このお仕事は内製化できれば、より費用対効果の高い仕事になるのではないでしょうか。当然ながら私へのお仕事は減るのですが、私は介護者の価値向上を図ってもらえるのであれば、満足です。
マネジメント力
とある中小企業の経営者はご自身が親御さんの介護に直面し、かつ子育てもあるなか仕事を滞らせてはならぬと、もがいた挙句、「脱属人化」を経営課題として強く促進することを決めたそうです。

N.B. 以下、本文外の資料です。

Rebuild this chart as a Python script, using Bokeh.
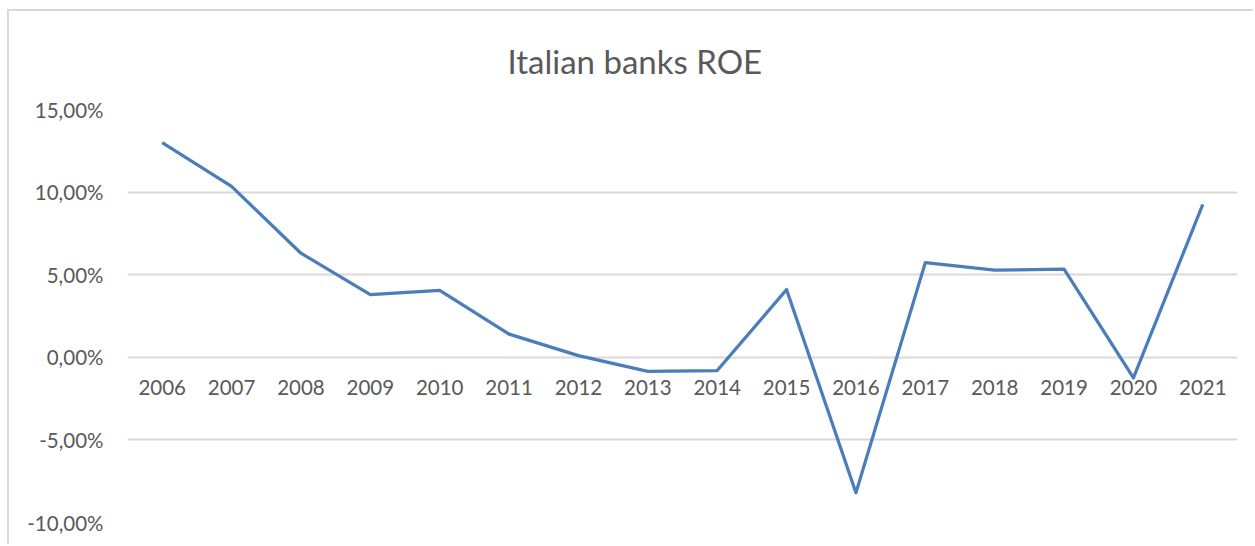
from bokeh.plotting import figure
from bokeh.models import Range1d, FactorRange, FixedTicker
from bokeh.embed import file_html
from bokeh.resources import INLINE

years = ["2006", "2007", "2008", "2009", "2010", "2011", "2012", "2013",
         "2014", "2015", "2016", "2017", "2018", "2019", "2020", "2021"]
roe = [13.0, 10.35, 6.3, 3.8, 4.05, 1.4, 0.1, -0.85,
       -0.8, 4.1, -8.2, 5.73, 5.27, 5.33, -1.25, 9.26]
y_ticks = [-10, -5, 0, 5, 10, 15]
y_tick_labels = ["-10,00%", "-5,00%", "0,00%", "5,00%", "10,00%", "15,00%"]
title_text = "Italian banks ROE"

FONT = "Lato"
GREY = "#595959"

p = figure(width=1246, height=535, output_backend="svg", toolbar_location=None,
           x_range=FactorRange(*years, range_padding=0),
           y_range=Range1d(-10, 15),
           min_border_left=118, min_border_right=18,
           min_border_top=98, min_border_bottom=24)
p.styles = {"margin-left": "7px", "margin-top": "9px",
            "border-left": "2px solid #d9d9d9", "border-top": "2px solid #d9d9d9"}
p.outline_line_color = None
p.background_fill_color = "white"
p.border_fill_color = "white"

p.title.text = title_text
p.title.align = "left"
p.title.vertical_align = "top"
p.title.text_font = FONT
p.title.text_font_size = "33px"
p.title.text_font_style = "normal"
p.title.text_color = GREY
p.title.offset = 380
p.title.standoff = 54

p.xgrid.grid_line_color = None
p.ygrid.grid_line_color = "#d9d9d9"
p.ygrid.grid_line_width = 2
p.ygrid.ticker = FixedTicker(ticks=y_ticks)

yax = p.yaxis[0]
yax.ticker = FixedTicker(ticks=y_ticks)
yax.major_label_overrides = {t: l for t, l in zip(y_ticks, y_tick_labels)}
yax.axis_line_color = None
yax.major_tick_line_color = None
yax.minor_tick_line_color = None
yax.major_tick_out = 0
yax.major_tick_in = 0
yax.major_label_standoff = 24
yax.major_label_text_font = FONT
yax.major_label_text_font_size = "20.5px"
yax.major_label_text_color = GREY

xax = p.xaxis[0]
xax.fixed_location = 0
xax.axis_line_color = None
xax.major_tick_line_color = None
xax.minor_tick_line_color = None
xax.major_tick_out = 0
xax.major_tick_in = 0
xax.major_label_standoff = 23
xax.major_label_text_font = FONT
xax.major_label_text_font_size = "20.5px"
xax.major_label_text_color = GREY

p.line(x=years, y=roe, line_color="#4a7ebb", line_width=3.25, line_join="round")

open("out.html", "w").write(file_html(p, INLINE))
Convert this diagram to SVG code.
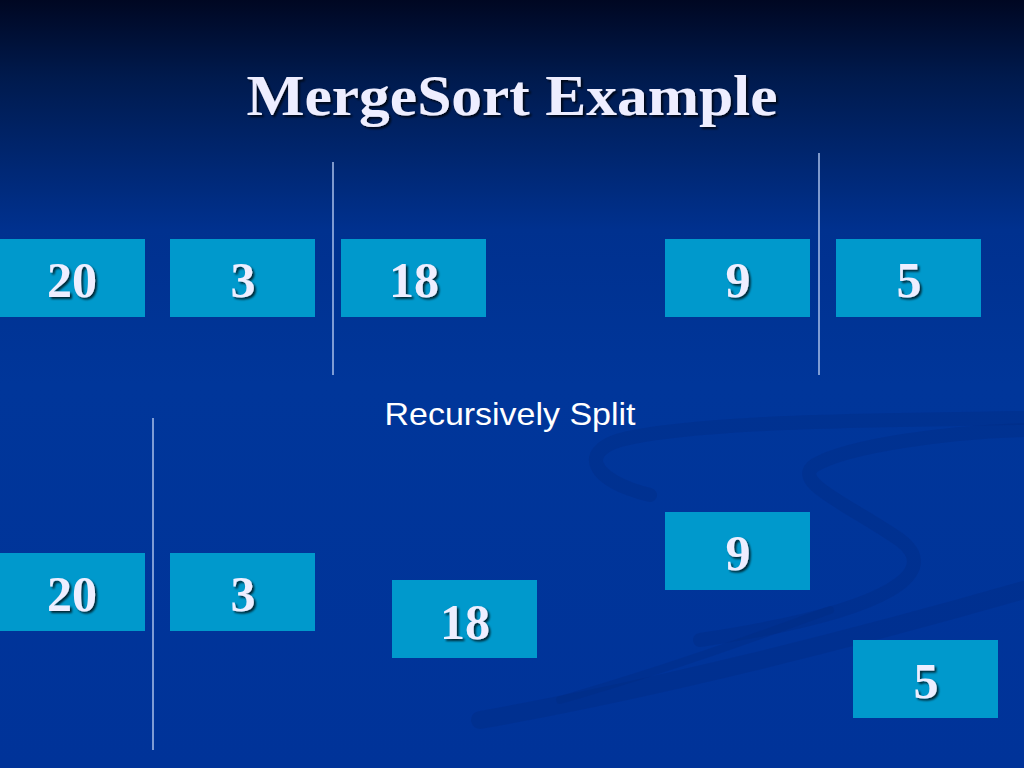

介護だけではなく、育児やご自身の病気などで、会社を休むことは否めない。
しかし、仕事を止めることもできない。
限られた人数で業務を回していくには属人化はあってはならないと気づいたそうです。脱属人化は同時にタスクの見える化にもつながり、マネジメントもしやすくなると期待しているとおっしゃっていました。
共感と協働
仕事と介護の両立は、いうなれば綱渡りの生活です。綱となり、綱を支えてくれるチームが仕事と介護の両立を支えてくれています。
綱の様子も知らず、ただわたっていたら、綱はあっという間に切れてしまいます。綱を知り、より強くより太い綱にしながら、綱に対しても負担のかからないわたり方をする、そういう気配り目配り心配りを介護を通して育むことができるのです。
仕事と介護の両立という生活はある意味、マネジメント研修なのかもしれません。
エンゲージメントが企業価値を高める
介護に直面している従業員が、自分の経験が企業の価値に結びついていると感じたとき、そのエンゲージメントは飛躍的に高まります。
「自分は制約を抱えた社員」から、「価値を生み出す一員」になることで意識の変化が起きます。その結果、働く意欲と誇りを生み、企業文化を変えていくのです。
同時に企業も、「社員の人生経験を価値として活かす経営姿勢」によって社会的評価を高めることができます。
まさに、社員と企業がWIN-WINで成長する関係がここに生まれるのです。

介護は「生き方」であり、「経営資源」である
「仕事と介護の両立は文化創造」の作業なのです。
ゆえに仕事と介護の両立支援もまた文化創造そのものです。
介護をしている従業員の声に耳を傾け、その経験を企業価値へとつなげることこそが、ダイバーシティ経営の次の挑戦です。
介護はライフイベントではなく、ライフそのもの。
それに真摯に向き合う企業こそ、人を活かし、社会に新しい価値を生み出すのではないでしょうか。
まずは、介護に関わる従業員の「声」に耳を傾けてみませんか。
安心して語れる場をつくることが、価値創造への第一歩です。
その瞬間から、きっと貴社のダイバーシティ経営が動き出すでしょう。